Hutton Construction Ltd v Wilson Properties (London) Ltd
The defendant employer Wilson Properties (London) Ltd engaged the claimant contractor Hutton Construction Ltd to carry out the block of flats conversion. The contract incorporated the JCT Standard Building Contract, Without Quantities, 2011 Edition (SBC/XQ 2011), including payment provisions described by the court as “prolix, convoluted and desperately difficult to operate in practice”.
The claimant issued application for payment 24 and the defendant issued a pay less notice, which it also argued was a valid interim certificate. The contractor disputed the validity of the pay less notice and referred the dispute to adjudication. The adjudicator decided that the claimant was entitled to the payment.
The claimant brought proceedings in the TCC by way of a summary judgment application to enforce the adjudicator’s decision. The defendant resisted the enforcement and issued a claim under Part 8 of the Civil Procedure Rules. Interestingly, the defendant neither challenged the adjudicator’s jurisdiction nor alleged any breach of the rules of natural justice but argued that the adjudicator’s decision was incorrect.
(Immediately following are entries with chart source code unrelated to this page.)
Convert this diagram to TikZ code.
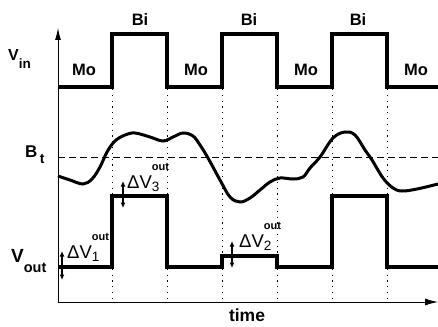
\documentclass[tikz,border=0pt]{standalone}
\usepackage{fontspec}
\setmainfont{Liberation Sans}
\usetikzlibrary{arrows.meta}
\newcommand{\dvlab}[1]{{\fontsize{18.5}{18.5}\selectfont ΔV}\rlap{\raisebox{-3pt}{\fontsize{13.5}{13.5}\selectfont #1}}\raisebox{18pt}{\fontsize{11}{11}\selectfont\bfseries out}}
\begin{document}
\begin{tikzpicture}[x=1pt,y=-1pt,
  sig/.style={line width=3.2pt, line join=miter},
  bcurve/.style={line width=3pt},
  axis/.style={line width=0.9pt},
  guide/.style={line width=1pt, dash pattern=on 1.2pt off 4.6pt},
  thr/.style={line width=0.9pt, dash pattern=on 7pt off 4pt},
  lab/.style={inner sep=0pt, anchor=base, font=\fontsize{16.5}{16.5}\selectfont\bfseries},
  sidelab/.style={inner sep=0pt, anchor=base west},
  dvarrow/.style={line width=1.3pt, {Latex[length=5.5pt,width=5pt]}-{Latex[length=5.5pt,width=5pt]}}]
\useasboundingbox (0,0) rectangle (438,326);
% axes
\coordinate (O) at (58,302);
\coordinate (ytop) at (58,28);
\coordinate (xend) at (438,302);
\draw[axis,-{Latex[length=12pt,width=6pt]}] (O) -- (ytop);
\draw[axis,-{Latex[length=13pt,width=7pt]}] (O) -- (xend);
% guides
\foreach \x in {112,167,222,277,332,387} \draw[guide] (\x,89) -- (\x,302);
% threshold
\coordinate (t0) at (58,157);
\coordinate (t1) at (438,157);
\draw[thr] (t0) -- (t1);
% Vin
\draw[sig] (58,87) -- (112,87) -- (112,34) -- (167,34) -- (167,87) -- (222,87) -- (222,34) -- (277,34) -- (277,87) -- (332,87) -- (332,34) -- (387,34) -- (387,87) -- (438,87);
% Vout
\draw[sig] (58,267) -- (112,267) -- (112,196) -- (167,196) -- (167,267) -- (222,267) -- (222,256) -- (277,256) -- (277,267) -- (332,267) -- (332,196) -- (387,196) -- (387,267) -- (438,267);
% B curve
\draw[bcurve] plot[smooth, tension=0.6] coordinates {(58,176) (70,180) (83,184) (92,179) (100,167) (107,152) (115,141) (125,135) (135,133) (150,137) (163,141) (173,137) (183,133) (193,136) (200,145) (208,158) (220,180) (230,197) (240,202) (250,198) (260,190) (270,182) (280,178) (293,179) (303,177) (310,168) (320,157) (333,138) (345,132) (355,135) (365,150) (372,160) (383,178) (393,188) (402,191) (417,189) (438,184)};
% labels
\node[lab] (bi1) at (140,26) {Bi};
\node[lab] (bi2) at (249,26) {Bi};
\node[lab] (bi3) at (358,26) {Bi};
\node[lab] (mo1) at (84,76) {Mo};
\node[lab] (mo2) at (196,76) {Mo};
\node[lab] (mo3) at (306,76) {Mo};
\node[lab] (mo4) at (416,76) {Mo};
\node[sidelab] (vin) at (8,61) {\fontsize{16}{16}\selectfont\bfseries V\raisebox{-8pt}{\fontsize{13.5}{13.5}\selectfont in}};
\node[sidelab] (vout) at (11,262) {\fontsize{19}{19}\selectfont\bfseries V\raisebox{-10pt}{\fontsize{14.5}{14.5}\selectfont out}};
\node[sidelab] (bt) at (25,157) {\fontsize{17}{17}\selectfont\bfseries B\hspace{2.5pt}\raisebox{-6pt}{\fontsize{14}{14}\selectfont t}};
\node[inner sep=0pt, anchor=base, font=\fontsize{17.5}{17.5}\selectfont\bfseries] (time) at (247,321) {time};
% delta V labels
\node[sidelab] (dv1) at (67,258) {\dvlab{1}};
\node[sidelab] (dv3) at (127,188) {\dvlab{3}};
\node[sidelab] (dv2) at (239,247) {\dvlab{2}};
\coordinate (a1t) at (62,251); \coordinate (a1b) at (62,280);
\coordinate (a3t) at (123,181); \coordinate (a3b) at (123,208);
\coordinate (a2t) at (232,241); \coordinate (a2b) at (232,268);
\draw[dvarrow] (a1t) -- (a1b);
\draw[dvarrow] (a3t) -- (a3b);
\draw[dvarrow] (a2t) -- (a2b);
\end{tikzpicture}
\end{document}
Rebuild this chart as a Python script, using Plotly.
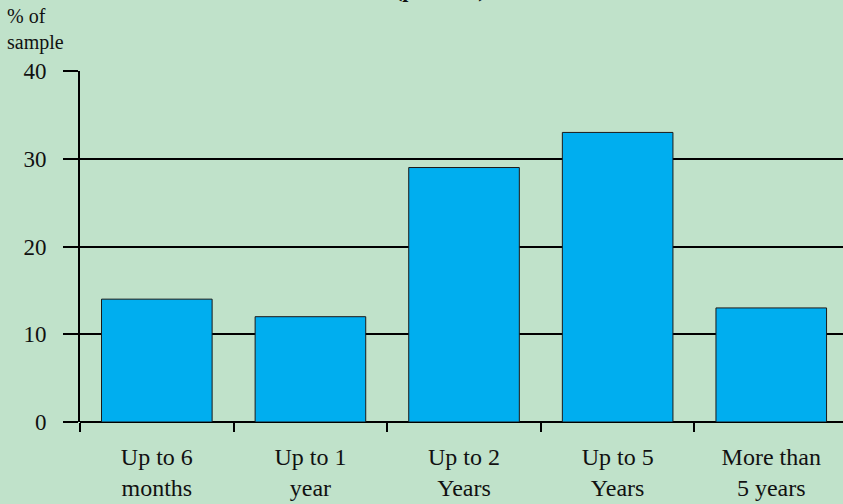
import plotly.graph_objects as go

# ── Data ──
categories = ['Up to 6<br>months', 'Up to 1<br>year', 'Up to 2<br>Years',
              'Up to 5<br>Years', 'More than<br>5 years']
pct_sample = [14, 12, 29, 33, 13]
y_ticks = [0, 10, 20, 30, 40]

BG = '#c0e2ca'
BAR = '#00aeef'
FONT = 'Liberation Serif'

fig = go.Figure()
fig.add_trace(go.Bar(
  x=categories,
  y=pct_sample,
  width=0.72,
  marker=dict(color=BAR, line=dict(color='#1a1a1a', width=1)),
  hoverinfo='skip',
))

fig.update_layout(
  width=843, height=504,
  paper_bgcolor=BG, plot_bgcolor=BG,
  margin=dict(l=80, r=0, t=71, b=82),
  showlegend=False,
  font=dict(family=FONT, color='#111111'),
  xaxis=dict(
    range=[-0.5, 4.467],
    showgrid=False,
    showline=False,
    ticks='outside', tickson='boundaries', ticklen=9, tickwidth=2, tickcolor='black',
    tickfont=dict(family=FONT, size=24),
    ticklabelstandoff=18,
    fixedrange=True,
  ),
  yaxis=dict(
    range=[0, 40],
    tickvals=y_ticks,
    showgrid=True, gridcolor='black', gridwidth=2,
    zeroline=True, zerolinecolor='black', zerolinewidth=2,
    showline=True, linecolor='black', linewidth=2,
    ticks='outside', ticklen=15, tickwidth=2, tickcolor='black',
    tickfont=dict(family=FONT, size=23),
    ticklabelstandoff=12,
    fixedrange=True,
  ),
  annotations=[
    dict(text='% of<br>sample', xref='paper', yref='paper', x=0, y=1,
         xanchor='left', yanchor='bottom', xshift=-75, yshift=15,
         align='left', showarrow=False, font=dict(family=FONT, size=20)),
    # title, almost entirely cut off by the top edge in the source
    dict(text='<b>(per cent)</b>', xref='paper', yref='paper', x=0.473, y=1,
         xanchor='center', yanchor='bottom', yshift=67,
         showarrow=False, font=dict(family=FONT, size=22)),
  ],
)

# drop the default 8px body margin so the figure sits flush in the window
fig.write_html('out.html', config={'displayModeBar': False},
               post_script="document.body.style.margin='0';")
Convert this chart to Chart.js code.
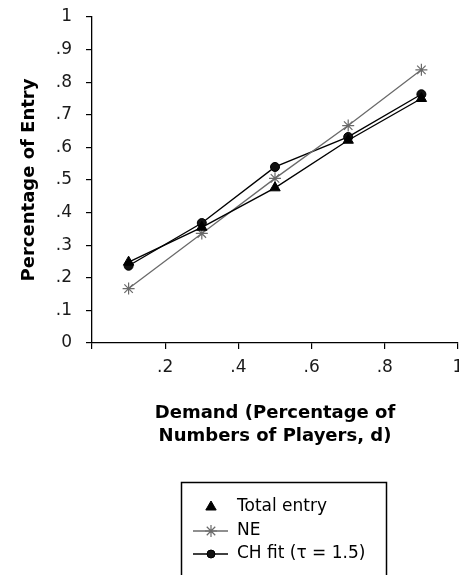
<!DOCTYPE html>
<html>
<head>
<meta charset="utf-8">
<script src="https://cdn.jsdelivr.net/npm/chart.js@4"></script>
<style>
  html, body { margin: 0; padding: 0; background: #fff; }
  #wrap { width: 459px; height: 575px; position: relative; }
</style>
</head>
<body>
<div id="wrap"><canvas id="c" width="459" height="575"></canvas></div>
<script>
const demand = [0.1, 0.3, 0.5, 0.7, 0.9];
const totalEntry = [0.248, 0.355, 0.476, 0.622, 0.750];
const neValues = [0.167, 0.336, 0.505, 0.667, 0.838];
const chFit = [0.237, 0.368, 0.540, 0.632, 0.763];
const seriesLabels = ['Total entry', 'NE', 'CH fit (\u03c4 = 1.5)'];
const xTicks = [0, 0.2, 0.4, 0.6, 0.8, 1];
const yTicks = [0, 0.1, 0.2, 0.3, 0.4, 0.5, 0.6, 0.7, 0.8, 0.9, 1];
const xTitle = ['Demand (Percentage of', 'Numbers of Players, d)'];
const yTitle = 'Percentage of Entry';

function fmt(v) {
  const r = Math.round(v * 10) / 10;
  if (r === 0) return '0';
  if (r === 1) return '1';
  return '.' + Math.round(r * 10);
}
function pts(ys) { return demand.map((x, i) => ({x: x, y: ys[i]})); }

const FONT = 'DejaVu Sans';
const GRAY = '#6a6a6a';

const legendPlugin = {
  id: 'boxLegend',
  afterDraw(chart) {
    const ctx = chart.ctx;
    const ds = chart.data.datasets;
    ctx.save();
    ctx.strokeStyle = '#000';
    ctx.lineWidth = 1.5;
    ctx.strokeRect(181.5, 482.5, 205, 120);
    const rows = [507, 531, 554];
    ds.forEach((d, i) => {
      const y = rows[i];
      if (d.legendLine !== false) {
        ctx.beginPath();
        ctx.strokeStyle = d.borderColor;
        ctx.lineWidth = d.borderWidth;
        ctx.moveTo(193, y);
        ctx.lineTo(228, y);
        ctx.stroke();
      }
      ctx.strokeStyle = d.pointBorderColor;
      ctx.fillStyle = d.pointBackgroundColor;
      ctx.lineWidth = d.pointBorderWidth;
      Chart.helpers.drawPoint(ctx, {
        pointStyle: d.pointStyle,
        radius: d.legendRadius,
        borderWidth: d.pointBorderWidth,
        rotation: 0
      }, 211, y);
      ctx.font = '17px "' + FONT + '"';
      ctx.textBaseline = 'middle';
      ctx.textAlign = 'left';
      ctx.fillStyle = '#000';
      ctx.fillText(d.label, 237, y);
    });
    ctx.restore();
  }
};

new Chart(document.getElementById('c'), {
  type: 'line',
  data: {
    datasets: [
      {
        label: seriesLabels[0], data: pts(totalEntry),
        borderColor: '#000', borderWidth: 1.4,
        pointStyle: 'triangle', pointRadius: 6, legendRadius: 6,
        pointBackgroundColor: '#000', pointBorderColor: '#000', pointBorderWidth: 1,
        legendLine: false
      },
      {
        label: seriesLabels[1], data: pts(neValues),
        borderColor: GRAY, borderWidth: 1.3,
        pointStyle: 'star', pointRadius: 6, legendRadius: 6,
        pointBackgroundColor: GRAY, pointBorderColor: GRAY, pointBorderWidth: 1.2
      },
      {
        label: seriesLabels[2], data: pts(chFit),
        borderColor: '#000', borderWidth: 1.4,
        pointStyle: 'circle', pointRadius: 4.5, legendRadius: 4,
        pointBackgroundColor: '#111', pointBorderColor: '#000', pointBorderWidth: 1
      }
    ]
  },
  options: {
    responsive: false,
    animation: false,
    devicePixelRatio: 1,
    layout: { autoPadding: false, padding: { left: 19, top: 17, right: 1, bottom: 127 } },
    plugins: { legend: { display: false }, tooltip: { enabled: false } },
    elements: { line: { tension: 0 } },
    scales: {
      x: {
        type: 'linear', min: 0, max: 1,
        afterBuildTicks: (s) => { s.ticks = xTicks.map(v => ({value: v})); },
        ticks: {
          color: '#1a1a1a', padding: 8, maxRotation: 0, autoSkip: false,
          font: { family: FONT, size: 17 },
          callback: (v) => (Math.abs(v) < 1e-9 ? '' : fmt(v))
        },
        grid: { drawOnChartArea: false, drawTicks: true, tickLength: 6, color: '#000', lineWidth: 1.2 },
        border: { display: true, color: '#000', width: 1.3 },
        title: {
          display: true, text: xTitle, color: '#000',
          font: { family: FONT, size: 18, weight: 'bold', lineHeight: 1.28 },
          padding: { top: 0, bottom: 0 }
        },
        afterFit: (s) => { s.height = 105; s.paddingLeft = 0; s.paddingRight = 0; }
      },
      y: {
        type: 'linear', min: 0, max: 1,
        afterBuildTicks: (s) => { s.ticks = yTicks.map(v => ({value: v})); },
        ticks: {
          color: '#1a1a1a', padding: 14, autoSkip: false,
          font: { family: FONT, size: 17 },
          callback: (v) => fmt(v)
        },
        grid: { drawOnChartArea: false, drawTicks: true, tickLength: 6, color: '#000', lineWidth: 1.2 },
        border: { display: true, color: '#000', width: 1.3 },
        title: {
          display: true, text: yTitle, color: '#000',
          font: { family: FONT, size: 18, weight: 'bold', lineHeight: 1.2 },
          padding: { top: 0, bottom: 0 }
        },
        afterFit: (s) => { s.width = 73; s.paddingTop = 0; s.paddingBottom = 0; }
      }
    }
  },
  plugins: [legendPlugin]
});
</script>
</body>
</html>
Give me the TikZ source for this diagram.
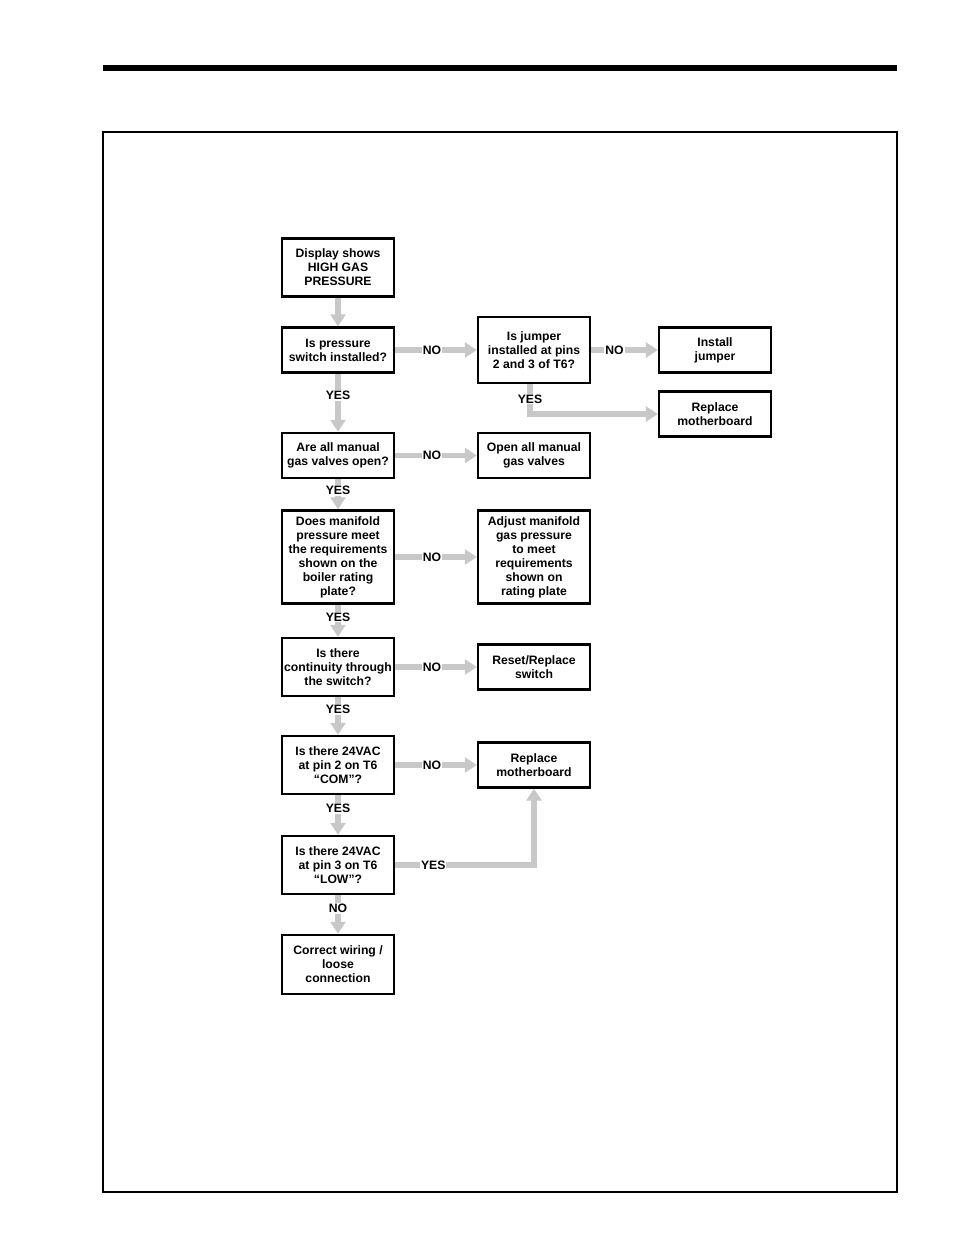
\documentclass[tikz,border=0pt]{standalone}
\usepackage{fontspec}
\setmainfont{Liberation Sans}
\usetikzlibrary{arrows.meta}
\definecolor{flowgray}{RGB}{200,200,200}
\newcommand{\chartfont}{\fontsize{12.2}{14}\selectfont\bfseries}

\begin{document}
\begin{tikzpicture}[x=1pt, y=-1pt,
    box/.style={draw, line width=2.4pt, minimum width=112pt, inner sep=0pt, align=center, font=\chartfont},
    flow/.style={draw=flowgray, line width=5.5pt, -{Triangle[width=15pt,length=12pt]}},
    lbl/.style={fill=white, inner sep=1pt, text=black, font=\chartfont}]
    % --- 1. page frame ---
    \useasboundingbox (0,0) rectangle (954,1235);
    \fill (103,65) rectangle (897,71);
    \draw[line width=1.3pt] (103,132) rectangle (897,1192);

    % --- 2. left column (questions) ---
    \node[box, minimum height=58pt] (disp) at (338,267.5) {Display shows\\HIGH GAS\\PRESSURE};
    \node[box, minimum height=45pt] (qsw) at (338,350) {Is pressure\\switch installed?};
    \node[box, minimum height=45pt] (qvalve) at (338,455.5) {Are all manual\\gas valves open?};
    \node[box, minimum height=93pt] (qmanif) at (338,557) {Does manifold\\pressure meet\\the requirements\\shown on the\\boiler rating\\plate?};
    \node[box, minimum height=58pt] (qcont) at (338,667) {Is there\\continuity through\\the switch?};
    \node[box, minimum height=58pt] (qcom) at (338,765) {Is there 24VAC\\at pin 2 on T6\\“COM”?};
    \node[box, minimum height=58pt] (qlow) at (338,865) {Is there 24VAC\\at pin 3 on T6\\“LOW”?};
    \node[box, minimum height=59pt] (wiring) at (338,964.5) {Correct wiring /\\loose\\connection};

    % --- 3. middle column ---
    \node[box, minimum height=66pt] (qjmp) at (534,350) {Is jumper\\installed at pins\\2 and 3 of T6?};
    \node[box, minimum height=45pt] (valve) at (534,455.5) {Open all manual\\gas valves};
    \node[box, minimum height=93pt] (manif) at (534,557) {Adjust manifold\\gas pressure\\to meet\\requirements\\shown on\\rating plate};
    \node[box, minimum height=45pt] (reset) at (534,667) {Reset/Replace\\switch};
    \node[box, minimum height=45pt] (mb2) at (534,765) {Replace\\motherboard};

    % --- 4. right column ---
    \node[box, minimum height=45pt] (jmp) at (715,350) {Install\\jumper};
    \node[box, minimum height=45pt] (mb1) at (715,414) {Replace\\motherboard};

    % --- 5. connectors ---
    \draw[flow] (disp) -- (qsw);
    \draw[flow] (qsw) -- node[lbl, pos=0.45] {NO} (qjmp);
    \draw[flow] (qjmp) -- node[lbl, pos=0.35] {NO} (jmp);
    \draw[flow] ([xshift=-4pt]qjmp.south) |- node[lbl, pos=0.25] {YES} (mb1);
    \draw[flow] (qsw) -- node[lbl, pos=0.37] {YES} (qvalve);
    \draw[flow] (qvalve) -- node[lbl, pos=0.45] {NO} (valve);
    \draw[flow] (qvalve) -- node[lbl, pos=0.37] {YES} (qmanif);
    \draw[flow] (qmanif) -- node[lbl, pos=0.45] {NO} (manif);
    \draw[flow] (qmanif) -- node[lbl, pos=0.38] {YES} (qcont);
    \draw[flow] (qcont) -- node[lbl, pos=0.45] {NO} (reset);
    \draw[flow] (qcont) -- node[lbl, pos=0.33] {YES} (qcom);
    \draw[flow] (qcom) -- node[lbl, pos=0.45] {NO} (mb2);
    \draw[flow] (qcom) -- node[lbl, pos=0.33] {YES} (qlow);
    \draw[flow] (qlow) -| node[lbl, pos=0.137] {YES} (mb2);
    \draw[flow] (qlow) -- node[lbl, pos=0.34] {NO} (wiring);
\end{tikzpicture}
\end{document}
Moreover, no specific declarations were sought in the Part 8 claim where the defendant asked the court to find that it had issued a valid interim certificate and pay less notice.
Coulson J summarised the general principles to be applied when dealing with enforcement in future derived from Macob Civil Engineering Ltd v Morrison Construction Ltd [1999] BLR 93, Bouygues UK Ltd v Dahl-Jensen UK Ltd [2001] BLR 522 and Carillion Construction Ltd v Devonport Royal Dockyard Ltd [2005] EWCA Civ 1358. The general principles require that if an adjudicator has decided the issue referred to him and had acted broadly in accordance with the rules of natural justice, his decision would be enforced even if he had made an error for the principal reason that the need to have the right answer has been subordinated to the need to have answer quickly.
Coulson J then considered whether the defendant’s application fell within those limited exceptions and concluded they did not and held that the adjudicator’s decision should be enforced and granted summary judgment.
The court explained that in order to resist enforcement as part of Part 8 claim, a defendant must demonstrate that there was a short, self-contained issue which had arisen in the adjudication and which it continued to contest; that there was no need for oral evidence or any other elaboration beyond that which was capable of being provided during the enforcement hearing; and the issue was one which it would be unconscionable for the court to ignore on a summary judgment application. In practice this was an assertion that the adjudicator’s interpretation of a contract clause was beyond rational justification, or that his calculation of the relevant time periods or his categorisation of documents was obviously wrong.
This case provides good guidance on the use of the Part 8 procedure where a party argues that the adjudicator had simply got the decision wrong. It also illustrates the importance of servicing of payment and pay less notices on time.